Para indultar policiais condenados nestes casos, segundo Trad, Bolsonaro precisaria editar um decreto permitindo o indulto em caso de crimes hediondos, mas nesse caso todos os condenados por esses crimes teriam direito ao benefício. Isto incluiria soltar condenados por crimes como homicídio qualificado, latrocínio, estupro, entre outros. Segundo o deputado, o custo político seria muito grande e o presidente teria dificuldade para explicar a decisão para sua base eleitoral.
Eduardo Bolsonaro defende a proposta do pai. “Uma dica, quando um policial estiver armado, não vá para a briga, vá tomar uma cerveja”, ironizou o parlamentar, acrescentado que as condenações aos policiais envolvidos nos massacres foram injustas.
“O presidente não está propondo indulto, ele está criando uma peça publicitária para dialogar com algo que não ajuda a polícia, e sim atrapalha”, disse o deputado Marcelo Freixo (PSOL-RJ). “Essa propaganda é contra a polícia, porque valoriza a ideia de uma polícia violenta, contra uma polícia eficaz. Tem um estímulo da polícia violenta, ilegal, quando na verdade deveria ser ele o promotor de uma polícia com mais equipamento, com mais qualidade, com mais respeito, com carreira”, completou o deputado.
O que diz a legislação sobre indulto
A Constituição dá ao presidente da República a competência exclusiva para definir as regras para concessão de indulto. Mas, segundo o advogado especialista em direito penal militar Eduardo Miléo, há problemas técnicos na promessa de Bolsonaro.
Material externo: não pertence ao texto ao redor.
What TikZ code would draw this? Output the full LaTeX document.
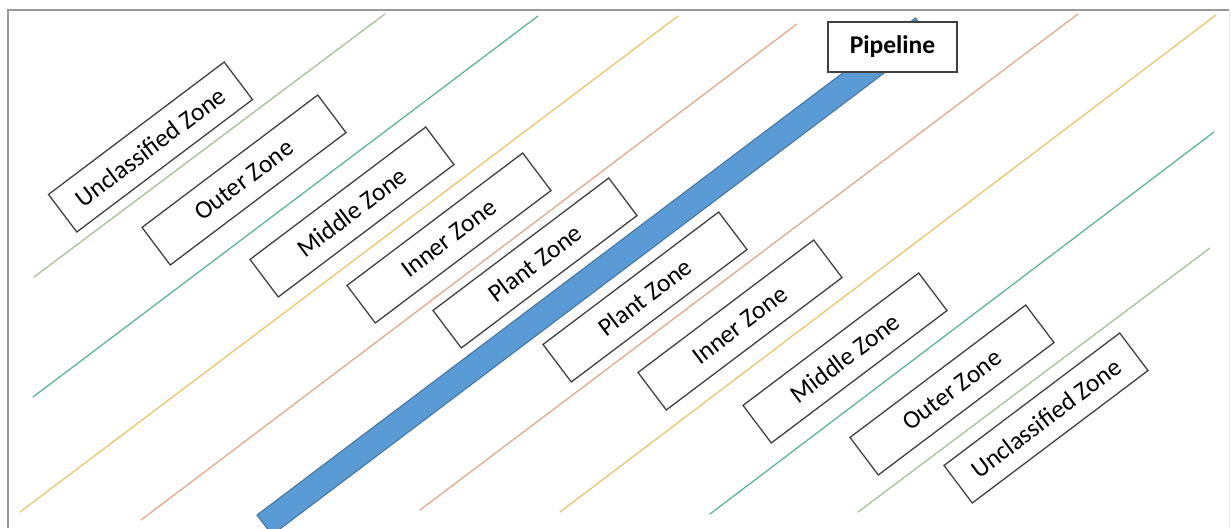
\documentclass[tikz,border=0pt]{standalone}
\usepackage{fontspec}
\setmainfont{Carlito}
\usepackage{tikz}

\definecolor{sage}{RGB}{168,192,152}
\definecolor{teal}{RGB}{96,180,144}
\definecolor{straw}{RGB}{228,200,112}
\definecolor{salmon}{RGB}{222,170,146}
\definecolor{pipefill}{RGB}{91,155,213}
\definecolor{pipeedge}{RGB}{65,113,156}
\definecolor{boxline}{RGB}{64,64,64}

\begin{document}
\begin{tikzpicture}[x=1pt,y=-1pt,
  zone/.style={draw=boxline, line width=1.3pt, fill=white, rotate=37,
    minimum width=220pt, minimum height=47pt, inner sep=0pt,
    font=\fontsize{25.5}{30}\selectfont},
  border/.style={line width=1.3pt, line cap=round}]
\useasboundingbox (0,0) rectangle (1231,528);
\clip (0,0) rectangle (1231,528);
% frame
\draw[gray!80, line width=1.2pt] (8,528) -- (8,10) -- (1229,10);
\draw[gray!15, line width=1pt] (1229,10) -- (1229,528);
% zone boundaries, left of the pipeline
\draw[border, sage] (34,277) -- (385,14);
\draw[border, teal] (33,397) -- (538,16);
\draw[border, straw] (20,512) -- (678,16);
\draw[border, salmon] (141,520) -- (797,24);
% zone boundaries, right of the pipeline
\draw[border, salmon] (420,510) -- (1078,14);
\draw[border, straw] (560,512) -- (1216,15);
\draw[border, teal] (710,514) -- (1214,132);
\draw[border, sage] (858,512) -- (1210,248);
% the pipeline itself
\node[draw=pipeedge, line width=1pt, fill=pipefill, rotate=37.04,
  minimum width=825pt, minimum height=25pt, inner sep=0pt] (pipe) at (593.75,276.5) {};
% zone labels
\node[zone] (uz1) at (150.5,147) {Unclassified Zone};
\node[zone] (oz1) at (244,180) {Outer Zone};
\node[zone] (mz1) at (352,212) {Middle Zone};
\node[zone] (iz1) at (449,238) {Inner Zone};
\node[zone] (pz1) at (535,263) {Plant Zone};
\node[zone] (pz2) at (645,297) {Plant Zone};
\node[zone] (iz2) at (740,325) {Inner Zone};
\node[zone] (mz2) at (845,358) {Middle Zone};
\node[zone] (oz2) at (952,390) {Outer Zone};
\node[zone] (uz2) at (1046,418) {Unclassified Zone};
\node[draw=boxline, line width=1.3pt, fill=white, minimum width=129pt,
  minimum height=50pt, inner sep=0pt, font=\fontsize{25.5}{30}\selectfont\bfseries]
  (pipeline) at (892.5,47) {Pipeline};
\end{tikzpicture}
\end{document}
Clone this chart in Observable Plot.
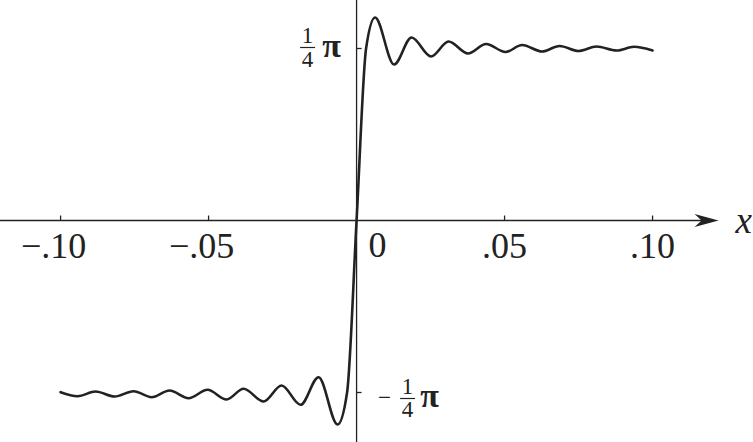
<!DOCTYPE html>
<html>
<head>
<meta charset="utf-8">
<script src="https://cdn.jsdelivr.net/npm/d3@7"></script>
<script src="https://cdn.jsdelivr.net/npm/@observablehq/plot@0.6"></script>
<style>
  html, body { margin: 0; padding: 0; background: #fff; }
  #chart { width: 753px; height: 442px; }
  #chart svg text { font-family: "Liberation Serif", "DejaVu Serif", serif; }
</style>
</head>
<body>
<div id="chart"></div>
<script>
// ---- data ----
const curveX = [
  -0.1, -0.09426, -0.08818, -0.08176, -0.07534, -0.06926, -0.06318, -0.05676,
  -0.05034, -0.04392, -0.03818, -0.03142, -0.02534, -0.01892, -0.01284, -0.00642,
  -0.00321, 0, 0.00321, 0.00625, 0.01267, 0.01858, 0.02517, 0.03108, 0.03767,
  0.04375, 0.05034, 0.05591, 0.06267, 0.06858, 0.075, 0.08108, 0.08784, 0.09375, 0.1
];
const curveY = [
  -0.7840, -0.8023, -0.7808, -0.8037, -0.7795, -0.8069, -0.7763, -0.8114,
  -0.7731, -0.8174, -0.7685, -0.8265, -0.7534, -0.8416, -0.7155, -0.9315,
  -0.7854, 0, 0.7854, 0.9270, 0.7123, 0.8356, 0.7489, 0.8174, 0.7626,
  0.8060, 0.7694, 0.8014, 0.7717, 0.7968, 0.7740, 0.7945, 0.7763, 0.7932, 0.7763
];
const xTickValues = [-0.10, -0.05, 0.05, 0.10];
const xTickLabels = ["\u2212.10", "\u2212.05", ".05", ".10"];
const zeroLabel = "0";
const yTickValues = [Math.PI / 4, -Math.PI / 4];
const axisLabel = "x";

// scale / axis settings
const xDomain = [-0.1203, 0.1341];
const yDomain = [-1.0137, 1.0046];
const xAxisEnd = 0.1223;

const ink = "#222";
const serif = "'Liberation Serif', 'DejaVu Serif', serif";

const points = curveX.map((x, i) => ({x, y: curveY[i]}));
const xTicks = xTickValues.map((v, i) => ({v, label: xTickLabels[i]}));

const arrowHead = {draw(c) { c.moveTo(0, 0); c.lineTo(-24, -6.5); c.lineTo(-17, 0); c.lineTo(-24, 6.5); c.closePath(); }};
const tickUp = {draw(c) { c.moveTo(0, 0); c.lineTo(0, -5); }};
const tickRight = {draw(c) { c.moveTo(0, 0); c.lineTo(5, 0); }};
const fracBar = {draw(c) { c.moveTo(-7.5, 0); c.lineTo(7.5, 0); }};

const topTick = [yTickValues[0]];
const botTick = [yTickValues[1]];

const chart = Plot.plot({
  width: 753,
  height: 442,
  margin: 0,
  style: {background: "#fff", fontFamily: serif, overflow: "visible"},
  x: {domain: xDomain, axis: null},
  y: {domain: yDomain, axis: null},
  marks: [
    // axes
    Plot.ruleY([0], {x1: xDomain[0], x2: xAxisEnd - 0.002, stroke: ink, strokeWidth: 1.3}),
    Plot.ruleX([0], {stroke: ink, strokeWidth: 1.3}),
    Plot.dot([xAxisEnd], {x: d => d, y: d => 0, symbol: arrowHead, fill: ink, stroke: "none"}),
    Plot.dot(xTickValues, {x: d => d, y: d => 0, symbol: tickUp, stroke: ink, strokeWidth: 1.3, fill: "none"}),
    Plot.dot(yTickValues, {x: d => 0, y: d => d, symbol: tickRight, stroke: ink, strokeWidth: 1.3, fill: "none"}),
    // x tick labels
    Plot.text(xTicks.filter(d => d.v < 0), {x: "v", y: d => 0, text: "label", dx: -7, dy: 26, fontSize: 36, fill: ink, fontFamily: serif}),
    Plot.text(xTicks.filter(d => d.v > 0), {x: "v", y: d => 0, text: "label", dx: 0, dy: 26, fontSize: 36, fill: ink, fontFamily: serif}),
    Plot.text([0], {x: d => d, y: d => 0, text: d => zeroLabel, dx: 21, dy: 25, fontSize: 36, fill: ink, fontFamily: serif}),
    Plot.text([xAxisEnd], {x: d => d, y: d => 0, text: d => axisLabel, textAnchor: "start", dx: 17, dy: 1, fontSize: 37, fontStyle: "italic", fill: ink, fontFamily: serif}),
    // y label  1/4 pi
    Plot.text(topTick, {x: d => 0, y: d => d, text: d => "1", dx: -49, dy: -13, fontSize: 23, fill: ink, fontFamily: serif}),
    Plot.dot(topTick, {x: d => 0, y: d => d, symbol: fracBar, dx: -49, dy: -1, stroke: ink, strokeWidth: 1.2, fill: "none"}),
    Plot.text(topTick, {x: d => 0, y: d => d, text: d => "4", dx: -49, dy: 11.5, fontSize: 23, fill: ink, fontFamily: serif}),
    Plot.text(topTick, {x: d => 0, y: d => d, text: d => "\u03C0", dx: -25, dy: -2, fontSize: 34, fontWeight: "bold", fill: ink, fontFamily: serif}),
    // y label  -1/4 pi
    Plot.text(botTick, {x: d => 0, y: d => d, text: d => "\u2212", dx: 28, dy: 5, fontSize: 23, fill: ink, fontFamily: serif}),
    Plot.text(botTick, {x: d => 0, y: d => d, text: d => "1", dx: 51, dy: -6, fontSize: 23, fill: ink, fontFamily: serif}),
    Plot.dot(botTick, {x: d => 0, y: d => d, symbol: fracBar, dx: 51, dy: 6, stroke: ink, strokeWidth: 1.2, fill: "none"}),
    Plot.text(botTick, {x: d => 0, y: d => d, text: d => "4", dx: 51, dy: 17.5, fontSize: 23, fill: ink, fontFamily: serif}),
    Plot.text(botTick, {x: d => 0, y: d => d, text: d => "\u03C0", dx: 73, dy: 4, fontSize: 34, fontWeight: "bold", fill: ink, fontFamily: serif}),
    // curve
    Plot.line(points, {x: "x", y: "y", curve: "monotone-x", stroke: ink, strokeWidth: 2.6})
  ]
});
document.getElementById("chart").appendChild(chart);
</script>
</body>
</html>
“No caso de Carandiru, por exemplo, o indulto só extingue punibilidade quando já há trânsito em julgado”, explica o advogado. O caso envolvendo o massacre no Carandiru, que em 1992 deixou 111 mortos após uma rebelião, ainda não teve todos os recursos julgados.
Miléo também ressalta que o caso de Eldorado de Carajás envolve condenações por crimes hediondos. “A lei proíbe indulto, graça e anistia para esse tipo de crime”, ressalta o advogado. O caso ocorreu no Pará em 1996, quando 19 trabalhadores rurais sem terra foram mortos em confronto com a Polícia Militar. Mais de 150 policiais, armados de fuzis, com munições reais e sem identificação nas fardas, foram destacados para interromper a caminhada que o MST fazia até Belém.
O especialista também destaca que, no caso dos envolvidos no sequestro do ônibus 174, os policiais foram absolvidos. O caso ocorreu em 2000, quando um sequestrador tomou conta de um ônibus da linha 174 e fez os passageiros reféns por quase cinco horas. O sequestrador tentou sair do ônibus usando uma passageira como escudo, e um policial tentou atirar nele, mas errou o tiro e acertou na refém, que morreu no local.
Miléo destaca, ainda, que o indulto com foco nestes policiais pode ter efeitos colaterais, uma vez que as regras estabelecidas no indulto valem para todos os presos. “Se ele fizer alguns critérios que alberguem esses policiais, se isso for aceito pelo STF, pode ser estendido a outros tipos de pessoas condenadas”, ressalta.